On ne doutait pas de son acceptation, d’autant que l’offre avait presque le caractère d’un ordre. Mais, sans décliner absolument la tâche qu’on lui proposait, il se défendit. Il aimait Constantinople et ne se souciait pas d’échanger la vie indépendante du Bosphore contre les charges et les responsabilités du pouvoir. Il argua de son éloignement, de son ignorance des événemens : « Étranger aux négociations qui ont préparé et suivi la guerre de Bohème, écrivait-il, je ne crois pas pouvoir, dans des circonstances aussi difficiles ; rendre les services que l’empereur attend de mon dévoûment. » Mais sa nomination était arrêtée. Les raisons qu’il invoquait

  1. On raconte qu’à Compiègne, M. de Moustier tomba sans connaissance au moment où il lisait un rapport au conseil des ministres.
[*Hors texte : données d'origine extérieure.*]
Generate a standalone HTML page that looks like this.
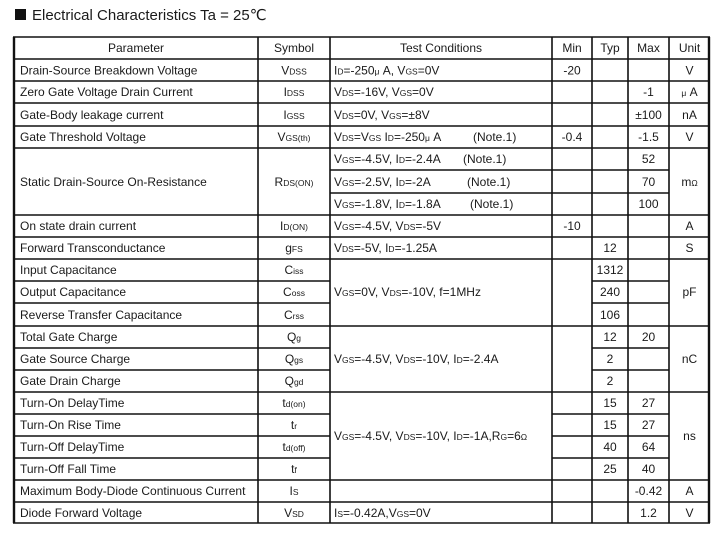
<!DOCTYPE html>
<html><head><meta charset="utf-8"><style>
html,body{margin:0;padding:0;background:#fff;width:720px;height:533px;overflow:hidden}
svg{display:block}
text{font-family:"Liberation Sans","DejaVu Sans",sans-serif;font-size:12px;fill:#1a1a1a}
.c{text-anchor:middle}
.s{font-size:8.5px}
</style></head><body>
<svg width="720" height="533" viewBox="0 0 720 533">
<rect x="15" y="9" width="11" height="11" fill="#111"/>
<text x="32" y="20" style="font-size:15px">Electrical Characteristics Ta = 25℃</text>
<g stroke="#111" stroke-width="1.6" fill="none">
<!-- full horizontal lines -->
<path d="M13 37H710M13 59H710M13 81H710M13 103H710M13 126H710M13 148H710M13 215H710M13 237H710M13 259H710M13 326H710M13 392H710M13 480H710M13 502H710M13 523H710"/>
<!-- partial -->
<path d="M330 170H669M330 193H669"/>
<path d="M13 281H330M592 281H669M13 303H330M592 303H669"/>
<path d="M13 348H330M592 348H669M13 370H330M592 370H669"/>
<path d="M13 414H330M552 414H669M13 436H330M552 436H669M13 458H330M552 458H669"/>
<!-- verticals -->
<path d="M258 37V523M330 37V523M552 37V523M592 37V523M628 37V523M669 37V523"/>
<path d="M14 37V523M709 37V523" stroke-width="2.4"/>
</g>
<!-- header -->
<text class="c" x="136" y="52">Parameter</text>
<text class="c" x="294" y="52">Symbol</text>
<text class="c" x="441" y="52">Test Conditions</text>
<text class="c" x="572" y="52">Min</text>
<text class="c" x="610" y="52">Typ</text>
<text class="c" x="648.5" y="52">Max</text>
<text class="c" x="689.5" y="52">Unit</text>
<!-- params -->
<g>
<text x="20" y="74.5">Drain-Source Breakdown Voltage</text>
<text x="20" y="96">Zero Gate Voltage Drain Current</text>
<text x="20" y="119">Gate-Body leakage current</text>
<text x="20" y="141">Gate Threshold Voltage</text>
<text x="20" y="186">Static Drain-Source On-Resistance</text>
<text x="20" y="230">On state drain current</text>
<text x="20" y="252">Forward Transconductance</text>
<text x="20" y="274">Input Capacitance</text>
<text x="20" y="296">Output Capacitance</text>
<text x="20" y="319">Reverse Transfer Capacitance</text>
<text x="20" y="341">Total Gate Charge</text>
<text x="20" y="363">Gate Source Charge</text>
<text x="20" y="385">Gate Drain Charge</text>
<text x="20" y="407">Turn-On DelayTime</text>
<text x="20" y="429">Turn-On Rise Time</text>
<text x="20" y="451">Turn-Off DelayTime</text>
<text x="20" y="473">Turn-Off Fall Time</text>
<text x="20" y="495">Maximum Body-Diode Continuous Current</text>
<text x="20" y="517">Diode Forward Voltage</text>
</g>
<!-- symbols -->
<g class="c">
<text class="c" x="294" y="74.5">V<tspan class="s">DSS</tspan></text>
<text class="c" x="294" y="96">I<tspan class="s">DSS</tspan></text>
<text class="c" x="294" y="119">I<tspan class="s">GSS</tspan></text>
<text class="c" x="294" y="141">V<tspan class="s">GS(th)</tspan></text>
<text class="c" x="294" y="186">R<tspan class="s">DS(ON)</tspan></text>
<text class="c" x="294" y="230">I<tspan class="s">D(ON)</tspan></text>
<text class="c" x="294" y="252">g<tspan class="s">FS</tspan></text>
<text class="c" x="294" y="274">C<tspan class="s">iss</tspan></text>
<text class="c" x="294" y="296">C<tspan class="s">oss</tspan></text>
<text class="c" x="294" y="319">C<tspan class="s">rss</tspan></text>
<text class="c" x="294" y="341">Q<tspan class="s">g</tspan></text>
<text class="c" x="294" y="363">Q<tspan class="s">gs</tspan></text>
<text class="c" x="294" y="385">Q<tspan class="s">gd</tspan></text>
<text class="c" x="294" y="407">t<tspan class="s">d(on)</tspan></text>
<text class="c" x="294" y="429">t<tspan class="s">r</tspan></text>
<text class="c" x="294" y="451">t<tspan class="s">d(off)</tspan></text>
<text class="c" x="294" y="473">t<tspan class="s">f</tspan></text>
<text class="c" x="294" y="495">I<tspan class="s">S</tspan></text>
<text class="c" x="294" y="517">V<tspan class="s">SD</tspan></text>
</g>
<!-- conditions -->
<text x="334" y="74.5">I<tspan class="s">D</tspan>=-250<tspan class="s">μ</tspan> A, V<tspan class="s">GS</tspan>=0V</text>
<text x="334" y="96">V<tspan class="s">DS</tspan>=-16V, V<tspan class="s">GS</tspan>=0V</text>
<text x="334" y="119">V<tspan class="s">DS</tspan>=0V, V<tspan class="s">GS</tspan>=±8V</text>
<text x="334" y="141">V<tspan class="s">DS</tspan>=V<tspan class="s">GS</tspan> I<tspan class="s">D</tspan>=-250<tspan class="s">μ</tspan> A</text><text x="473" y="141">(Note.1)</text>
<text x="334" y="163">V<tspan class="s">GS</tspan>=-4.5V, I<tspan class="s">D</tspan>=-2.4A</text><text x="463" y="163">(Note.1)</text>
<text x="334" y="186">V<tspan class="s">GS</tspan>=-2.5V, I<tspan class="s">D</tspan>=-2A</text><text x="467" y="186">(Note.1)</text>
<text x="334" y="208">V<tspan class="s">GS</tspan>=-1.8V, I<tspan class="s">D</tspan>=-1.8A</text><text x="470" y="208">(Note.1)</text>
<text x="334" y="230">V<tspan class="s">GS</tspan>=-4.5V, V<tspan class="s">DS</tspan>=-5V</text>
<text x="334" y="252">V<tspan class="s">DS</tspan>=-5V, I<tspan class="s">D</tspan>=-1.25A</text>
<text x="334" y="296">V<tspan class="s">GS</tspan>=0V, V<tspan class="s">DS</tspan>=-10V, f=1MHz</text>
<text x="334" y="363">V<tspan class="s">GS</tspan>=-4.5V, V<tspan class="s">DS</tspan>=-10V, I<tspan class="s">D</tspan>=-2.4A</text>
<text x="334" y="440">V<tspan class="s">GS</tspan>=-4.5V, V<tspan class="s">DS</tspan>=-10V, I<tspan class="s">D</tspan>=-1A,R<tspan class="s">G</tspan>=6<tspan class="s">Ω</tspan></text>
<text x="334" y="517">I<tspan class="s">S</tspan>=-0.42A,V<tspan class="s">GS</tspan>=0V</text>
<!-- min -->
<text class="c" x="572" y="74.5">-20</text>
<text class="c" x="572" y="141">-0.4</text>
<text class="c" x="572" y="230">-10</text>
<!-- typ -->
<text class="c" x="610" y="252">12</text>
<text class="c" x="610" y="274">1312</text>
<text class="c" x="610" y="296">240</text>
<text class="c" x="610" y="319">106</text>
<text class="c" x="610" y="341">12</text>
<text class="c" x="610" y="363">2</text>
<text class="c" x="610" y="385">2</text>
<text class="c" x="610" y="407">15</text>
<text class="c" x="610" y="429">15</text>
<text class="c" x="610" y="451">40</text>
<text class="c" x="610" y="473">25</text>
<!-- max -->
<text class="c" x="648.5" y="96">-1</text>
<text class="c" x="648.5" y="119">±100</text>
<text class="c" x="648.5" y="141">-1.5</text>
<text class="c" x="648.5" y="163">52</text>
<text class="c" x="648.5" y="186">70</text>
<text class="c" x="648.5" y="208">100</text>
<text class="c" x="648.5" y="341">20</text>
<text class="c" x="648.5" y="407">27</text>
<text class="c" x="648.5" y="429">27</text>
<text class="c" x="648.5" y="451">64</text>
<text class="c" x="648.5" y="473">40</text>
<text class="c" x="648.5" y="495">-0.42</text>
<text class="c" x="648.5" y="517">1.2</text>
<!-- unit -->
<text class="c" x="689.5" y="74.5">V</text>
<text class="c" x="689.5" y="96"><tspan class="s">μ</tspan> A</text>
<text class="c" x="689.5" y="119">nA</text>
<text class="c" x="689.5" y="141">V</text>
<text class="c" x="689.5" y="186">m<tspan class="s">Ω</tspan></text>
<text class="c" x="689.5" y="230">A</text>
<text class="c" x="689.5" y="252">S</text>
<text class="c" x="689.5" y="296">pF</text>
<text class="c" x="689.5" y="363">nC</text>
<text class="c" x="689.5" y="440">ns</text>
<text class="c" x="689.5" y="495">A</text>
<text class="c" x="689.5" y="517">V</text>
</svg>
</body></html>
Peu de jours après on l’emportait agonisant du quai d’Orsay pour faire place au nouveau ministre et à Mme la marquise de La Valette, qui, elle aussi, était à toute extrémité. Ce fut le chassé-croisé de la mort.
  2. Le rôle de la direction politique se borna pendant la durée de son ministère à l’expédition des affaires courantes. Toutes les minutes des dépêches de quelque importance sont écrites de sa main, sans parler des nombreuses lettres particulières qu’il adressait aux agens. C’est la meilleure réfutation à opposer à ses adversaires qui pour l’amoindrir, prétendaient qu’il négligeait les affaires de son département.